| I am curious how you feel about the "Monty Fall"/"Monty Crawl" problems linked elsewhere in the thread.[0] For my part I am somewhat sympathetic to jncfhnb's point. The exact phrasing that Vos Savant was asked did not specify the rules that the host was required to open a door, nor that it always must be a goat door. It simply says that the host has knowledge of what's behind the doors, and in this particular iteration of the game, he showed you a goat and asked you about switching. That does not exclude a scenario where the host is a manipulative fellow, who chose to show you the goat only because he knows you are about to win, trying to convince you to lose. A contestant on the real show would surely worry about this possibility. Of course, the people who wrote to disagree with Vos Savant almost never said "the problem is not fully stated", they said "it's 50/50 you fool", which isn't right. Additionally, since it wouldn't be a math problem at all if we let the host have agency, it is reasonable to assume the unspoken rule that he does not, leading to Marilyn's correct 2/3rds answer. [0]https://web.archive.org/web/20230706235720/https://probabili... |
A goat behind a door the contestant did not choose is eliminated. That is all that matters. It could have been done by a Heath-Robinson machine, or a passing lonely shrubber, or elves.

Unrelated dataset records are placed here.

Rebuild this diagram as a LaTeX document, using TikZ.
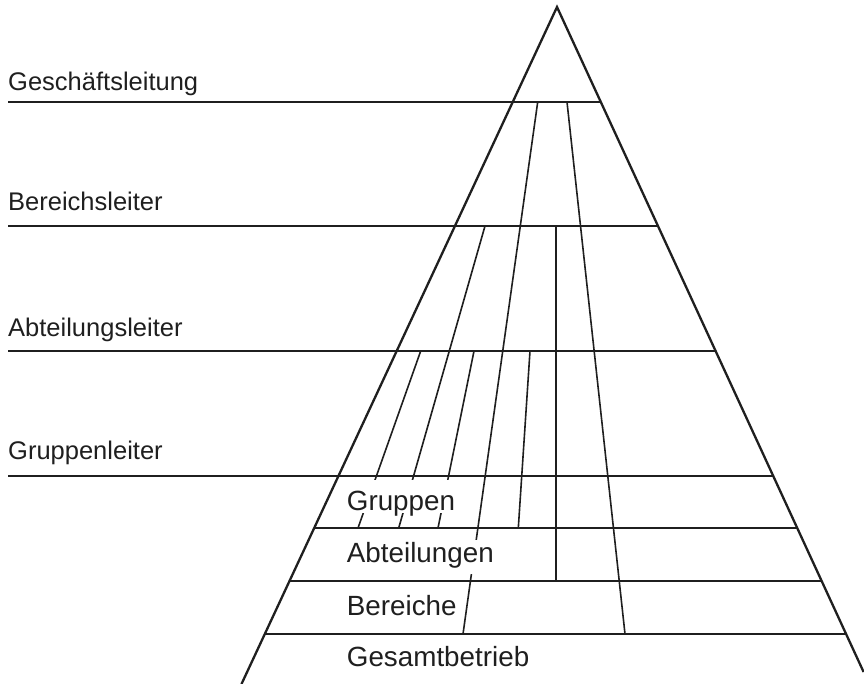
\documentclass[tikz,border=0pt]{standalone}
\usepackage{fontspec}
\setmainfont{Liberation Sans}
\begin{document}
\begin{tikzpicture}[x=1pt,y=-1pt,
  ink/.style={draw=black!88, line width=1.6pt},
  side/.style={draw=black!88, line width=2.3pt},
  lbl/.style={anchor=base west, inner sep=0pt, text=black!88, font=\fontsize{25.5}{30}\selectfont},
  inlbl/.style={lbl, font=\fontsize{27.8}{32}\selectfont},
  mask/.style={inlbl, fill=white, inner xsep=3pt}]
\useasboundingbox (0,0) rectangle (864,684);
% pyramid corners
\coordinate (apex) at (557,7);
\coordinate (bl) at (241.5,684);
\coordinate (br) at (863.6,672);
% level end points
\coordinate (gL) at (8,102);   \coordinate (gR) at (600.8,102);
\coordinate (bL) at (8,226);   \coordinate (bR) at (658.0,226);
\coordinate (aL) at (8,351);   \coordinate (aR) at (715.6,351);
\coordinate (uL) at (8,476);   \coordinate (uR) at (773.2,476);
\coordinate (g1L) at (314.2,528); \coordinate (g1R) at (797.2,528);
\coordinate (g2L) at (289.5,581); \coordinate (g2R) at (821.6,581);
\coordinate (g3L) at (264.8,634); \coordinate (g3R) at (846.0,634);
% inner line end points
\coordinate (At) at (537.7,102); \coordinate (Ab) at (463,634);
\coordinate (Bt) at (567,102);   \coordinate (Bb) at (625,634);
\coordinate (Ct) at (485,226);   \coordinate (Cb) at (398.7,528);
\coordinate (Et) at (556,226);   \coordinate (Eb) at (556,581);
\coordinate (D1t) at (420.7,351); \coordinate (D1b) at (358,528);
\coordinate (D2t) at (474,351);   \coordinate (D2b) at (438,528);
\coordinate (D3t) at (530,351);   \coordinate (D3b) at (518.3,528);
% horizontal lines
\draw[ink] (gL) -- (gR);
\draw[ink] (bL) -- (bR);
\draw[ink] (aL) -- (aR);
\draw[ink] (uL) -- (uR);
\draw[ink] (g1L) -- (g1R);
\draw[ink] (g2L) -- (g2R);
\draw[ink] (g3L) -- (g3R);
% inner lines
\draw[ink] (At) -- (Ab);
\draw[ink] (Bt) -- (Bb);
\draw[ink] (Ct) -- (Cb);
\draw[ink] (Et) -- (Eb);
\draw[ink] (D1t) -- (D1b);
\draw[ink] (D2t) -- (D2b);
\draw[ink] (D3t) -- (D3b);
% pyramid sides
\draw[side] (bl) -- (apex) -- (br);
% level labels
\node[lbl] (lg) at (8,91) {Geschäftsleitung};
\node[lbl] (lb) at (8,211) {Bereichsleiter};
\node[lbl] (la) at (8,336) {Abteilungsleiter};
\node[lbl] (lu) at (8,459) {Gruppenleiter};
% inner labels
\node[mask, text height=30pt, text depth=3pt] (tg) at (343.7,510) {Gruppen};
\node[mask, text height=22.7pt, text depth=11.3pt] (ta) at (343.7,562.7) {Abteilungen};
\node[inlbl] (tb) at (346.7,615) {Bereiche};
\node[inlbl] (tt) at (346.7,666) {Gesamtbetrieb};
\end{tikzpicture}
\end{document}
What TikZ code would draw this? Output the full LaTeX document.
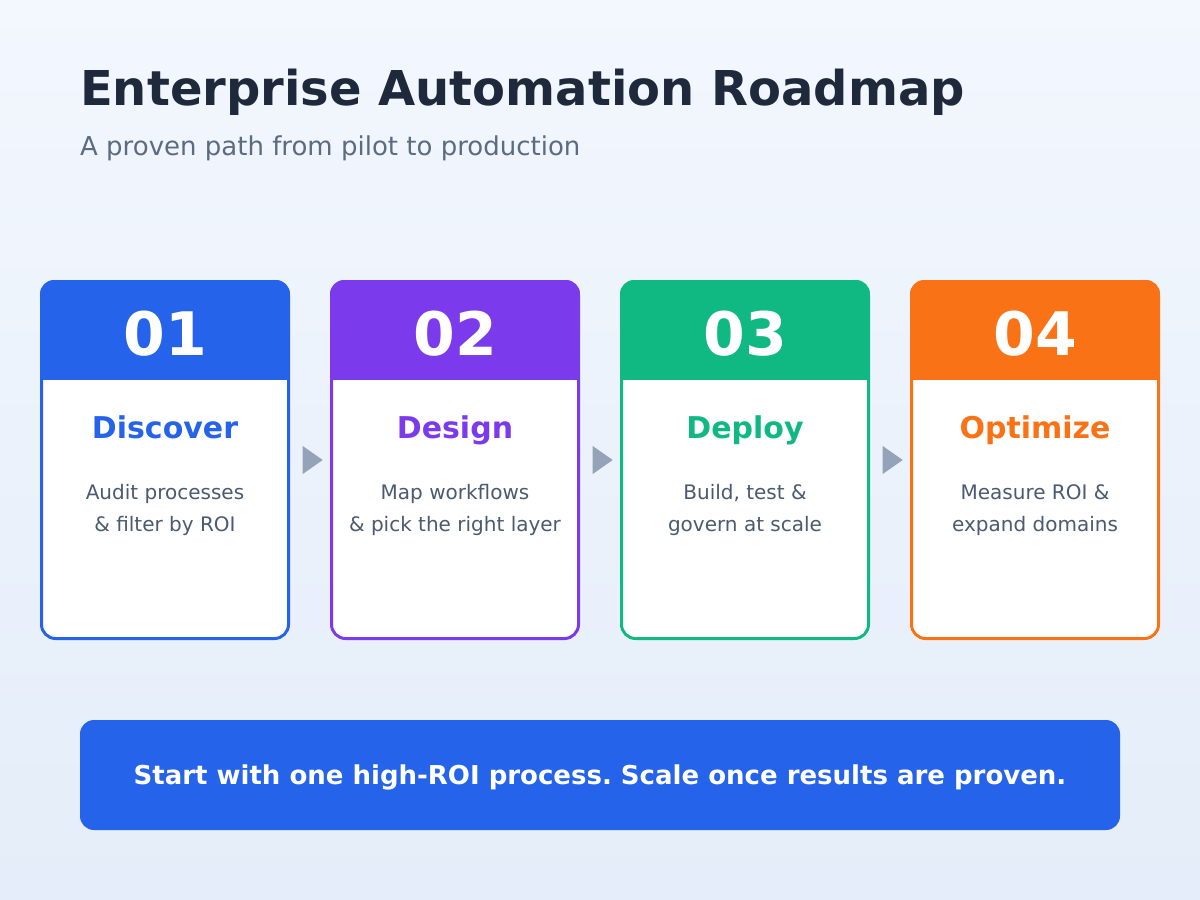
\documentclass[tikz,border=0pt]{standalone}
\usepackage{fontspec}
\setmainfont{DejaVu Sans}
\frenchspacing
\usetikzlibrary{shapes.geometric,calc}
\definecolor{bgtop}{HTML}{F3F7FE}
\definecolor{bgbot}{HTML}{E4EDF9}
\definecolor{cblue}{HTML}{2563EB}
\definecolor{cpurple}{HTML}{7C3AED}
\definecolor{cgreen}{HTML}{10B981}
\definecolor{corange}{HTML}{F97316}
\definecolor{titlec}{HTML}{1E293B}
\definecolor{subc}{HTML}{5B6B82}
\definecolor{descc}{HTML}{4B5A70}
\definecolor{arrowc}{HTML}{94A3B8}
\tikzset{
  cardbox/.style={draw=#1, line width=3pt, rounded corners=14pt, minimum width=247pt, minimum height=357pt, inner sep=0pt},
  numtext/.style={text=white, font=\fontsize{60}{62}\selectfont\bfseries},
  headtext/.style={text=#1, font=\fontsize{30}{34}\selectfont\bfseries},
  desctext/.style={text=descc, font=\fontsize{20}{32}\selectfont, align=center},
  tri/.style={isosceles triangle, isosceles triangle apex angle=70, fill=arrowc, inner sep=0pt, minimum height=20pt, minimum width=24pt, draw=none},
}
\begin{document}
\begin{tikzpicture}[x=1pt,y=-1pt]
\useasboundingbox (0,0) rectangle (1200,900);
\shade[top color=bgtop, bottom color=bgbot] (0,0) rectangle (1200,900);
\node[anchor=base west, text=titlec, font=\fontsize{48}{56}\selectfont\bfseries, inner sep=0pt] (title) at (80,105) {Enterprise Automation Roadmap};
\node[anchor=base west, text=subc, font=\fontsize{26}{30}\selectfont, inner sep=0pt] (sub) at (80,155) {A proven path from pilot to production};
\foreach \i/\x/\c/\num/\head/\la/\lb in {
  1/40/cblue/01/Discover/Audit processes/\& filter by ROI,
  2/330/cpurple/02/Design/Map workflows/\& pick the right layer,
  3/620/cgreen/03/Deploy/{Build, test \&}/govern at scale,
  4/910/corange/04/Optimize/Measure ROI \&/expand domains}{
  \begin{scope}
    \clip[rounded corners=14pt] (\x,280) rectangle ++(250,360);
    \fill[white] (\x,280) rectangle ++(250,360);
    \fill[\c] (\x,280) rectangle ++(250,100);
  \end{scope}
  \node[cardbox=\c] (c\i) at (\x+125,460) {};
  \node[numtext, anchor=base] (n\i) at (\x+125,355) {\num};
  \node[headtext=\c, anchor=base] (h\i) at (\x+125,438) {\head};
  \node[desctext, anchor=base] (d\i) at (\x+125,499) {\la};
  \node[desctext, anchor=base] (e\i) at (\x+125,531) {\lb};
}
\foreach \a/\b in {1/2,2/3,3/4}{
  \node[tri] (t\a) at ($(c\a.east)!0.5!(c\b.west)$) {};
}
\node[fill=cblue, rounded corners=14pt, minimum width=1040pt, minimum height=110pt, inner sep=0pt] (banner) at (600,775) {};
\node[text=white, font=\fontsize{26}{30}\selectfont\bfseries, anchor=base] (bt) at (600,784) {Start with one high-ROI process. Scale once results are proven.};
\end{tikzpicture}
\end{document}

Monty isn't a floating variable in the puzzle who makes choices. His choice is fixed. Which I imagine is why vos Savant adds the actually extraneous information that Monty is fully aware what is going on behind the scenes -- to underscore the concept that Monty isn't a variable.
The fact that a goat behind an unchosen door was revealed is what is crucial to the setup of the entire puzzle.
And that -- despite jncfhnb's protestations -- is information that makes the puzzle determinate.